On WebKit, only one Client Hello was observed1.

On Chromium, two Client Hello were observed, one for each host.

Since both host reside on the same server i.e 157.10.100.57, it seemed that WebKit used the same TLS connection for both host which led to nginx to respond with 421.

It cannot just be webkit right ? some of the android clients that faced the issue must be doing the same.

It was clear to me that some browsers are reusing the same TLS connection for different host because they have the same destination. The behavior was rare and since we have two edge server, it led me to believe that each host must have been being resolved to different addresses for the most time.

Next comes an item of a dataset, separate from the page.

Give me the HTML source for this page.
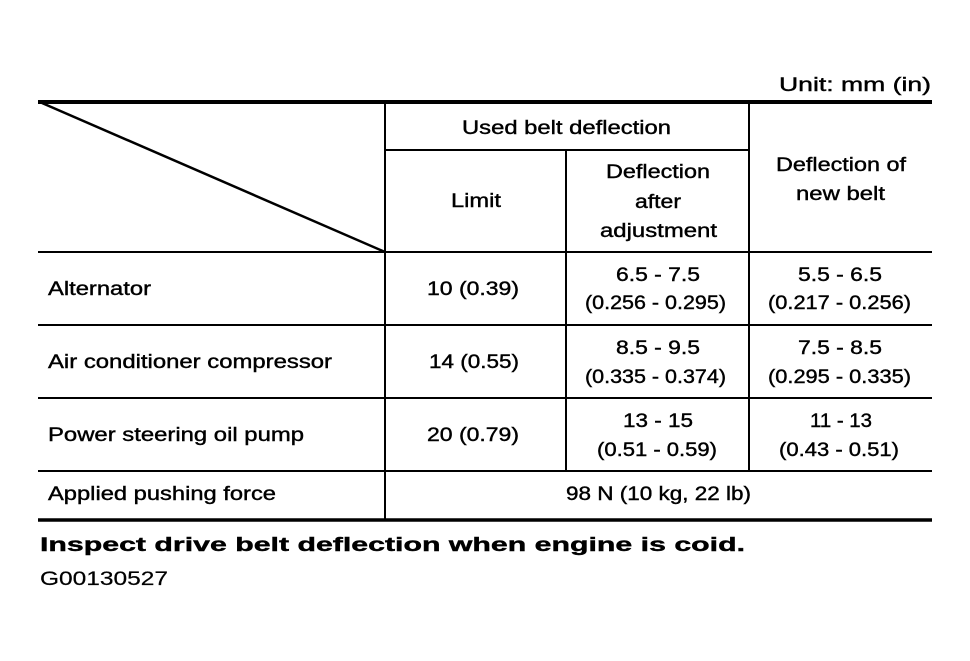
<!DOCTYPE html>
<html><head><meta charset="utf-8"><style>
html,body{margin:0;padding:0;background:#fff}
svg{display:block}
text{font-family:"Liberation Sans",sans-serif;font-size:19px;fill:#000;stroke:#000;stroke-width:0.4}
</style></head><body>
<svg width="970" height="661" viewBox="0 0 970 661">
<g stroke="#000" fill="none">
<line x1="38" y1="102" x2="932" y2="102" stroke-width="4"/>
<line x1="42" y1="103" x2="385" y2="252" stroke-width="2.5"/>
<line x1="385" y1="150" x2="749" y2="150" stroke-width="2"/>
<line x1="38" y1="252" x2="932" y2="252" stroke-width="2"/>
<line x1="38" y1="325" x2="932" y2="325" stroke-width="2"/>
<line x1="38" y1="398" x2="932" y2="398" stroke-width="2"/>
<line x1="38" y1="471" x2="932" y2="471" stroke-width="2"/>
<line x1="38" y1="520" x2="932" y2="520" stroke-width="3.5"/>
<line x1="385" y1="102" x2="385" y2="520" stroke-width="2"/>
<line x1="566" y1="150" x2="566" y2="471" stroke-width="2"/>
<line x1="749" y1="102" x2="749" y2="471" stroke-width="2"/>
</g>
<g>
<text x="779" y="91" textLength="152" lengthAdjust="spacingAndGlyphs">Unit: mm (in)</text>
<text x="462" y="134" textLength="209" lengthAdjust="spacingAndGlyphs">Used belt deflection</text>
<text x="451" y="207" textLength="50" lengthAdjust="spacingAndGlyphs">Limit</text>
<text x="606" y="178" textLength="104" lengthAdjust="spacingAndGlyphs">Deflection</text>
<text x="635" y="208" textLength="46" lengthAdjust="spacingAndGlyphs">after</text>
<text x="600" y="237" textLength="117" lengthAdjust="spacingAndGlyphs">adjustment</text>
<text x="776" y="171" textLength="130" lengthAdjust="spacingAndGlyphs">Deflection of</text>
<text x="796" y="200" textLength="89" lengthAdjust="spacingAndGlyphs">new belt</text>
<text x="427" y="295" textLength="92" lengthAdjust="spacingAndGlyphs">10 (0.39)</text>
<text x="616" y="281" textLength="84" lengthAdjust="spacingAndGlyphs">6.5 - 7.5</text>
<text x="585" y="309" textLength="141" lengthAdjust="spacingAndGlyphs">(0.256 - 0.295)</text>
<text x="798" y="281" textLength="84" lengthAdjust="spacingAndGlyphs">5.5 - 6.5</text>
<text x="768" y="309" textLength="143" lengthAdjust="spacingAndGlyphs">(0.217 - 0.256)</text>
<text x="429" y="368" textLength="90" lengthAdjust="spacingAndGlyphs">14 (0.55)</text>
<text x="616" y="354" textLength="84" lengthAdjust="spacingAndGlyphs">8.5 - 9.5</text>
<text x="585" y="383" textLength="141" lengthAdjust="spacingAndGlyphs">(0.335 - 0.374)</text>
<text x="798" y="354" textLength="84" lengthAdjust="spacingAndGlyphs">7.5 - 8.5</text>
<text x="768" y="383" textLength="143" lengthAdjust="spacingAndGlyphs">(0.295 - 0.335)</text>
<text x="427" y="441" textLength="92" lengthAdjust="spacingAndGlyphs">20 (0.79)</text>
<text x="623" y="427" textLength="70" lengthAdjust="spacingAndGlyphs">13 - 15</text>
<text x="597" y="456" textLength="120" lengthAdjust="spacingAndGlyphs">(0.51 - 0.59)</text>
<text x="810" y="427" textLength="62" lengthAdjust="spacingAndGlyphs">11 - 13</text>
<text x="779" y="456" textLength="120" lengthAdjust="spacingAndGlyphs">(0.43 - 0.51)</text>
<text x="566" y="500" textLength="185" lengthAdjust="spacingAndGlyphs">98 N (10 kg, 22 lb)</text>
<text x="48" y="295" textLength="103" lengthAdjust="spacingAndGlyphs">Alternator</text>
<text x="48" y="368" textLength="284" lengthAdjust="spacingAndGlyphs">Air conditioner compressor</text>
<text x="48" y="441" textLength="256" lengthAdjust="spacingAndGlyphs">Power steering oil pump</text>
<text x="48" y="500" textLength="228" lengthAdjust="spacingAndGlyphs">Applied pushing force</text>
<text x="40" y="551" font-size="24" font-weight="bold" textLength="705" lengthAdjust="spacingAndGlyphs">Inspect drive belt deflection when engine is coid.</text>
<text x="40" y="585" font-size="23" style="stroke-width:0.2" textLength="128" lengthAdjust="spacingAndGlyphs">G00130527</text>
</g>
</svg>
</body></html>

$ dig nepalipatro.com.np +short
157.10.100.23
157.10.100.57

$ dig payment-portal.nepalipatro.com.np +short
157.10.100.23
157.10.100.57

Now what?

The issue was clear, it’s the browser re-using the same TLS connection for different host. On the other hand, Chromium initiated a different TLS connection for each host even if they reside on the same server.

I don’t have control over the browser, even if I were to submit a patch, the behaviour persists for pre-patch builds.

- “but what if it is a misconfiguration on our side ?

I sat back, tried to visualize the flow again, view the packets again, read the examples again. And on re-reading about the status code 421, I came across this statement.

This can be sent by a server that is not configured to produce responses for the combination of scheme and authority that are included in the request URI.

- Mozilla Developer Network

Hmmm, so 421 can be triggered if the scheme is different. But we are terminating TLS at the same point for both the host so it didn’t make sense so I ignored it but it did lead me to check our nginx configuration.

As I took a closer look at nginx configurations, I noticed some differences. One has http2 enabled and the other one does not. I enabled http2 on both hosts and stopped receiving 421.

So it turns out WebKit and some browser engines negotiated TLS and trasmitted HTTP2 data. But when the same TLS connection was used to transmit HTTP1, nginx responded with 421.